Automatic tool support can help to realize some of these benefits. For example, an automated theorem prover or theorem checker can increase a programmer's (or language designer's) confidence in the correctness of proofs about programs (or the language itself). The power and scalability of these tools varies widely: full formal verification is computationally intensive, rarely scales beyond programs containing a few hundred lines and may require considerable manual assistance from a programmer; more lightweight tools such as model checkers require fewer resources and have been used on programs containing tens of thousands of lines; many compilers apply static type checks to any program they compile.

===Reference implementation===
A reference implementation is a single implementation of a programming language that is designated as authoritative. The behavior of this implementation is held to define the proper behavior of a program written in the language. This approach has several attractive properties. First, it is precise, and requires no human interpretation: disputes as to the meaning of a program can be settled simply by executing the program on the reference implementation (provided that the implementation behaves deterministically for that program).

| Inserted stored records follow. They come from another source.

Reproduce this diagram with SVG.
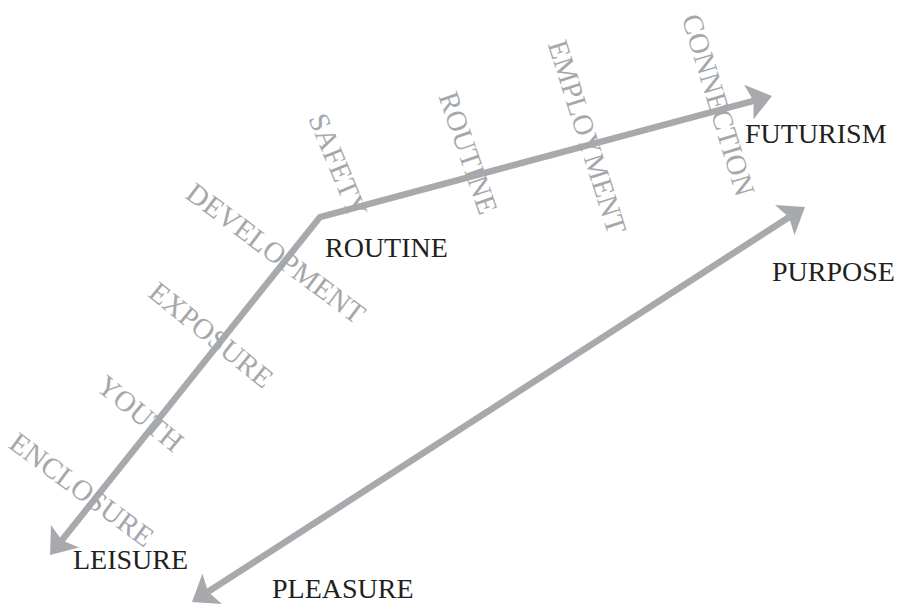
<svg xmlns="http://www.w3.org/2000/svg" width="902" height="608" viewBox="0 0 902 608">
<style>
.lbl{font-family:"Liberation Serif","Times New Roman",serif;font-size:28px;fill:#231f20}
.stage{font-family:"Liberation Serif","Times New Roman",serif;font-size:29px;fill:#a5a8ab;text-anchor:middle}
.conn{fill:none;stroke:#a7a9ac;stroke-width:6.5;stroke-linejoin:miter}
</style>
<defs>
<marker id="ah" markerUnits="userSpaceOnUse" viewBox="-1 -20 27 40" markerWidth="27" markerHeight="40" refX="5" refY="0" orient="auto-start-reverse">
<path d="M0,-18 L24,0 L0,18 L5,0 Z" fill="#a7a9ac"/>
</marker>
</defs>
<rect width="902" height="608" fill="#ffffff"/>
<g id="connectors">
<polyline class="conn" points="61.9,540.2 320,217 753.6,100.9" marker-start="url(#ah)" marker-end="url(#ah)"/>
<line class="conn" x1="208" y1="591.7" x2="789" y2="217.3" marker-start="url(#ah)" marker-end="url(#ah)"/>
</g>
<g id="stage-labels">
<text id="t-development" class="stage" transform="translate(270,261) rotate(36.7)">DEVELOPMENT</text>
<text id="t-exposure" class="stage" transform="translate(205,342.5) rotate(38.9)">EXPOSURE</text>
<text id="t-youth" class="stage" transform="translate(134,421) rotate(39.5)">YOUTH</text>
<text id="t-enclosure" class="stage" font-size="28" transform="translate(76,497.5) rotate(36.4)">ENCLOSURE</text>
<text id="t-safety" class="stage" transform="translate(329,169) rotate(67.4)">SAFETY</text>
<text id="t-routine2" class="stage" transform="translate(459,156.1) rotate(71)">ROUTINE</text>
<text id="t-employment" class="stage" transform="translate(578,139.9) rotate(72.4)">EMPLOYMENT</text>
<text id="t-connection" class="stage" transform="translate(709,107.8) rotate(73)">CONNECTION</text>
</g>
<g id="node-leisure"><text class="lbl" x="73" y="569">LEISURE</text></g>
<g id="node-routine"><text class="lbl" x="325" y="257">ROUTINE</text></g>
<g id="node-futurism"><text class="lbl" x="745" y="143">FUTURISM</text></g>
<g id="node-purpose"><text class="lbl" x="772" y="281">PURPOSE</text></g>
<g id="node-pleasure"><text class="lbl" x="272" y="598">PLEASURE</text></g>
</svg>
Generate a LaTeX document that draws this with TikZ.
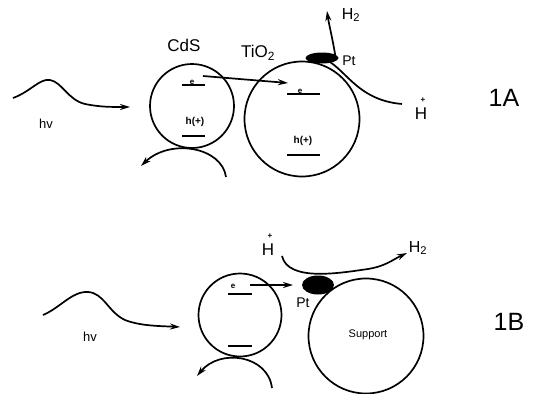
\documentclass[tikz,border=0pt]{standalone}
\usepackage{fontspec}
\setmainfont{Liberation Sans}
\usetikzlibrary{arrows.meta,shapes.geometric}
\begin{document}
\begin{tikzpicture}[x=1pt,y=-1pt,line width=1.7pt,
  >={Stealth[length=10pt,width=6pt]},
  particle/.style={circle,draw,inner sep=0pt},
  level/.style={line width=1.8pt},
  tiny/.style={font=\bfseries\fontsize{8}{9}\selectfont,inner sep=0pt},
  lbl/.style={inner sep=0pt},
  ptcap/.style={ellipse,fill=black,inner sep=0pt}]
\useasboundingbox (0,0) rectangle (539,394);

% ---------- 1A: CdS coupled to TiO2 with Pt ----------
% incoming light
\coordinate (hvA0) at (13,98);
\coordinate (hvA1) at (130,107);
\draw[->] (hvA0) .. controls (30,92) and (40,78) .. (50,80)
  .. controls (62,82) and (68,100) .. (85,104) .. controls (100,107) and (110,107) .. (hvA1);
\node[lbl,font=\fontsize{13}{15}\selectfont] (hvA) at (46,124) {hv};

% CdS particle
\node[particle,minimum size=84pt] (cdsA) at (192,106) {};
\node[lbl,font=\fontsize{17}{19}\selectfont] (cdsLbl) at (184,45) {CdS};
\coordinate (cdsAe1) at (182,85);
\coordinate (cdsAe2) at (205,85);
\draw[level] (cdsAe1) -- (cdsAe2);
\node[tiny,anchor=south] (cdsAe) at (192,85) {e};
\coordinate (cdsAh1) at (182,136);
\coordinate (cdsAh2) at (205,136);
\draw[level] (cdsAh1) -- (cdsAh2);
\node[lbl,font=\bfseries\fontsize{10}{12}\selectfont] (cdsAh) at (195,122) {h(+)};

% hole transfer to the particle below
\coordinate (holeA0) at (226,177);
\coordinate (holeA1) at (141,166);
\draw[->] (holeA0) .. controls (222,147) and (170,138) .. (holeA1);

% TiO2 particle
\node[particle,minimum size=115pt] (tioA) at (302,119) {};
\node[lbl,font=\fontsize{17}{19}\selectfont] (tioLbl) at (258,53) {TiO\textsubscript{2}};
\coordinate (tioAe1) at (287,94);
\coordinate (tioAe2) at (320,94);
\draw[level] (tioAe1) -- (tioAe2);
\node[tiny,anchor=south] (tioAe) at (300,94) {e};
\coordinate (tioAh1) at (287,155);
\coordinate (tioAh2) at (320,155);
\draw[level] (tioAh1) -- (tioAh2);
\node[lbl,font=\bfseries\fontsize{10}{12}\selectfont] (tioAh) at (303,141) {h(+)};

% electron injection CdS -> TiO2
\coordinate (injA0) at (203,76);
\coordinate (injA1) at (288,83);
\draw[->] (injA0) -- (injA1);

% Pt deposit and H+ reduction
\node[ptcap,minimum width=33pt,minimum height=11pt] (ptA) at (322,58) {};
\node[lbl,font=\fontsize{14}{16}\selectfont] (ptALbl) at (349,61) {Pt};
\coordinate (hpA) at (402,104);
\draw (ptA.center) .. controls (345,66) and (355,100) .. (hpA);
\coordinate (h2A) at (327,11);
\draw[->] (336,60) .. controls (333,40) and (329,25) .. (h2A);
\node[lbl,font=\fontsize{16}{18}\selectfont] (h2ALbl) at (351,15) {H\textsubscript{2}};
\node[lbl,font=\fontsize{17}{19}\selectfont] (hpALbl) at (421,114) {H};
\node[lbl,font=\bfseries\fontsize{8}{9}\selectfont] (hpASup) at (423,100) {+};
\node[lbl,font=\fontsize{25}{28}\selectfont] (tagA) at (504,98) {1A};

% ---------- 1B: CdS with Pt on an inert support ----------
\coordinate (hvB0) at (43,315);
\coordinate (hvB1) at (180,327);
\draw[->] (hvB0) .. controls (60,308) and (72,291) .. (88,292)
  .. controls (104,293) and (108,312) .. (125,320) .. controls (140,326) and (160,326) .. (hvB1);
\node[lbl,font=\fontsize{13}{15}\selectfont] (hvB) at (90,337) {hv};

% CdS particle
\node[particle,minimum size=83pt] (cdsB) at (240,315) {};
\coordinate (cdsBe1) at (228,294);
\coordinate (cdsBe2) at (252,294);
\draw[level] (cdsBe1) -- (cdsBe2);
\node[tiny,anchor=south] (cdsBe) at (233,289) {e};
\coordinate (cdsBh1) at (228,346);
\coordinate (cdsBh2) at (252,346);
\draw[level] (cdsBh1) -- (cdsBh2);

% hole transfer to the particle below
\coordinate (holeB0) at (272,388);
\coordinate (holeB1) at (197,376);
\draw[->] (holeB0) .. controls (268,355) and (220,348) .. (holeB1);

% electron transfer CdS -> Pt
\coordinate (injB0) at (250,285);
\coordinate (injB1) at (293,285);
\draw[->] (injB0) -- (injB1);

% support particle and Pt
\node[particle,minimum size=115pt] (sup) at (366,336) {};
\node[lbl,font=\fontsize{11}{13}\selectfont] (supLbl) at (368,335) {Support};
\node[ptcap,minimum width=32pt,minimum height=19pt] (ptB) at (318,285) {};
\node[lbl,font=\fontsize{14}{16}\selectfont] (ptBLbl) at (303,303) {Pt};

% H+ reduction to H2
\coordinate (hpB) at (282,256);
\coordinate (h2B) at (407,253);
\draw[->] (hpB) .. controls (288,282) and (340,273) .. (368,269)
  .. controls (386,266) and (392,260) .. (h2B);
\node[lbl,font=\fontsize{17}{19}\selectfont] (hpBLbl) at (268,250) {H};
\node[lbl,font=\bfseries\fontsize{8}{9}\selectfont] (hpBSup) at (270,236) {+};
\node[lbl,font=\fontsize{16}{18}\selectfont] (h2BLbl) at (418,248) {H\textsubscript{2}};
\node[lbl,font=\fontsize{25}{28}\selectfont] (tagB) at (509,322) {1B};
\end{tikzpicture}
\end{document}
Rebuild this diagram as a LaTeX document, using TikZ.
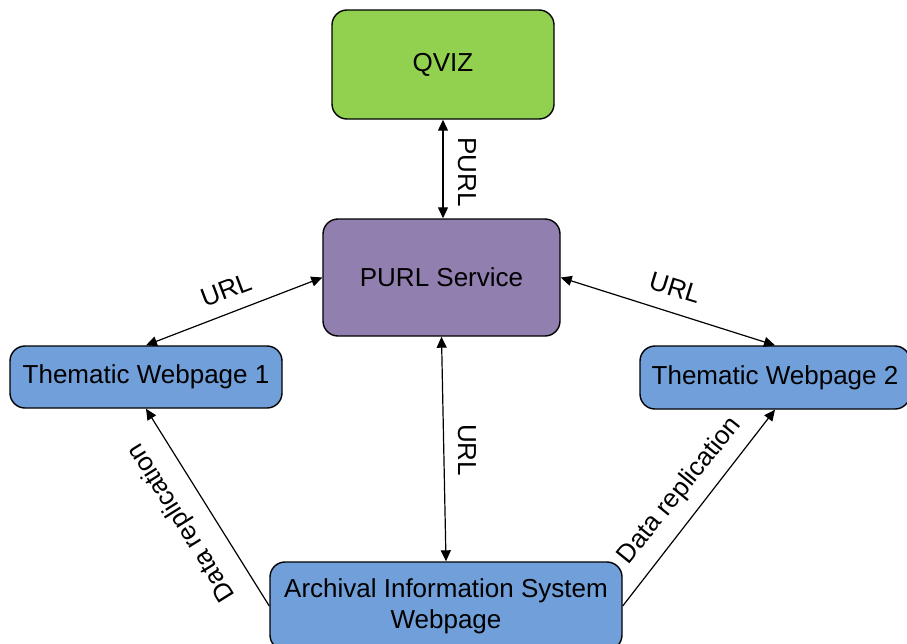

On the other hand, defining language semantics through a reference implementation also has several potential drawbacks. Chief among them is that it conflates limitations of the reference implementation with properties of the language. For example, if the reference implementation has a bug, then that bug must be considered to be an authoritative behavior. Another drawback is that programs written in this language may rely on quirks in the reference implementation, hindering portability across different implementations.

Nevertheless, several languages have successfully used the reference implementation approach. For example, the Perl interpreter is considered to define the authoritative behavior of Perl programs. In the case of Perl, the open-source model of software distribution has contributed to the fact that nobody has ever produced another implementation of the language, so the issues involved in using a reference implementation to define the language semantics are moot.

===Test suite===
Defining the semantics of a programming language in terms of a test suite involves writing a number of example programs in the language, and then describing how those programs ought to behave—perhaps by writing down their correct outputs. The programs, plus their outputs, are called the "test suite" of the language. Any correct language implementation must then produce exactly the correct outputs on the test suite programs.

The chief advantage of this approach to semantic description is that it is easy to determine whether a language implementation passes a test suite. The user can simply execute all the programs in the test suite, and compare the outputs to the desired outputs. However, when used by itself, the test suite approach has major drawbacks as well. For example, users want to run their own programs, which are not part of the test suite; indeed, a language implementation that could only run the programs in its test suite would be largely useless. But a test suite does not, by itself, describe how the language implementation should behave on any program not in the test suite; determining that behavior requires some extrapolation on the implementor's part, and different implementors may disagree. In addition, a test suite cannot easily test behavior that is intended or allowed to be nondeterministic.

Therefore, in common practice, test suites are used only in combination with one of the other language specification techniques, such as a natural language description or a reference implementation.